To backtest Uniswap V3 liquidity, you can reconstruct liquidity states using swap transaction data. This approach eliminates the need for historical snapshots by relying on parametric models or tools to estimate liquidity ranges and pool conditions. By analyzing transaction data, you can simulate pool states effectively, allowing for precise backtesting of liquidity strategies while keeping errors to a minimum.
What data granularity is needed for accurate LP backtesting?
When it comes to backtesting liquidity provider (LP) strategies in DeFi protocols, data granularity plays a huge role in accuracy. While many rely on daily data, using more detailed data – like hourly or even minute-level information – can drastically refine precision.

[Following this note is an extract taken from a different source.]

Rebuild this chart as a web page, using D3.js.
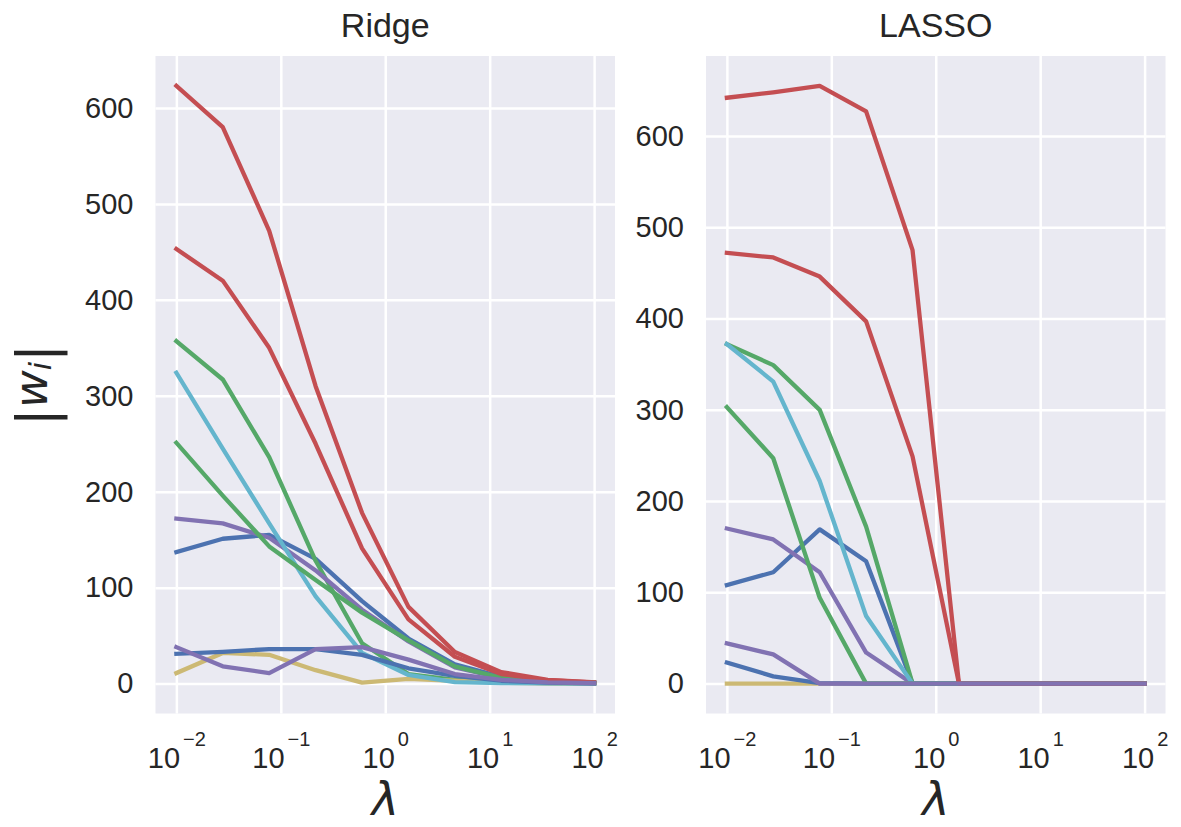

Granular data provides insights into transaction-level activity, such as swap events and changes in liquidity. This level of detail allows for a more accurate reconstruction of historical liquidity states. By capturing dynamic market behaviors, it ensures that LP strategy modeling reflects the real-world activity over time, leading to better-informed decisions.
How should I model gas fees and slippage in my simulations?
To accurately model gas fees and slippage, it’s important to base your assumptions on real-world market conditions. This means factoring in transaction fees (like taker fees) and accounting for dynamic slippage, which depends on liquidity and the size of the order.
You can simulate costs by incorporating either a percentage-based fee or a fixed fee per trade. For slippage, use historical data or market impact models to reflect how trades might actually affect prices. These steps help create more realistic backtests and prevent overly optimistic performance projections.